Changes in Tumor DNA Methylation with Decitabine
Stewart, David J.   
University of Texas MD Anderson Cancer Center, Houston, TX, United States

Impact of the new drug decitabine on human tumor DNA methylation will be assessed. Down-regulation of tumor suppressor genes & pro-apoptotic genes needed for chemotherapy efficacy may occur due to DNA hypermethylation. Decitabine may decrease DNA methylation & up-regulate gene expression at doses well below maximum tolerated dose (MTD), & effect may plateau at low doses. Six patients treated at each of 5 decitabine dose levels (2.5-20 mg/m2/day days 1-5 & 8-12 of a cycle) in a phase I trial will have tumor biopsies pre & post decitabine.
Aim 1 : To assess decitabine-induced changes in global DNA methylation, using ALU & LINE assays to compare pre- vs. post-decitabine tumor specimens, and to determine: a) if the effect on DNA methylation is linear at low doses but plateaus as decitabine dose increases; b) the dose at which any such plateau occurs. In later studies (beyond the scope of this grant) in more homogeneous patient populations we will assess if this plateau-level dose is as effective as the MTD: a) in single agent activity vs. specific cancers; b) at reversing resistance to other agents; and c) at demethylating and upregulating expression of silenced tumor suppressor & pro-apoptotic genes.
Aim 2 : To correlate changes in tumor with changes in peripheral blood mononuclear cell (PBMC) DNA methylation with decitabine. If decitabine impact on PBMC DNA methylation mirrors its impact on tumor DNA methylation, then PBMCs may serve as a useful surrogate for tumor DNA methylation.

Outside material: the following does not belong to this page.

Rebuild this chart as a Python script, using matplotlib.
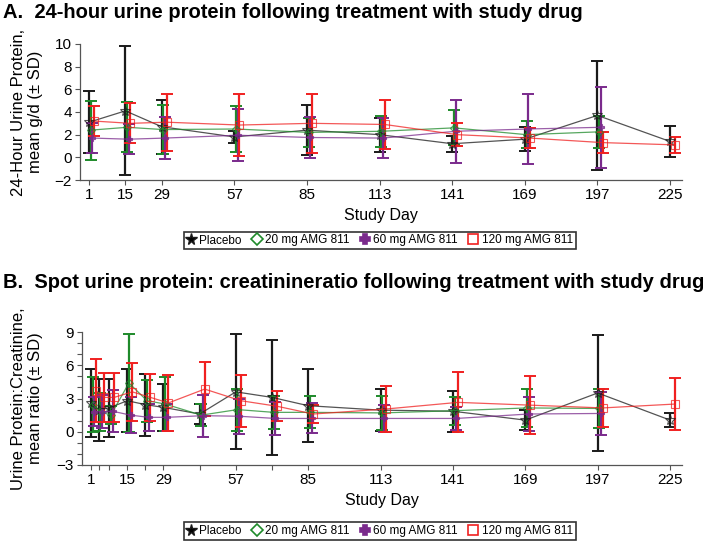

Aim 3 : To use pyrosequencing to conduct preliminary proof-of-principle assessments of impact of decitabine on methylation of selected tumor-suppressor & pro-apoptotic genes. For individual tumors, we will preferentially assess genes frequently reported to be silenced by hypermethylation in that specific tumor type. Impact on individual genes will be confirmed in later studies (beyond the scope of this grant). This preliminary look at individual genes may provide a molecular rationale for future decitabine therapeutic studies in specific relevant tumor types.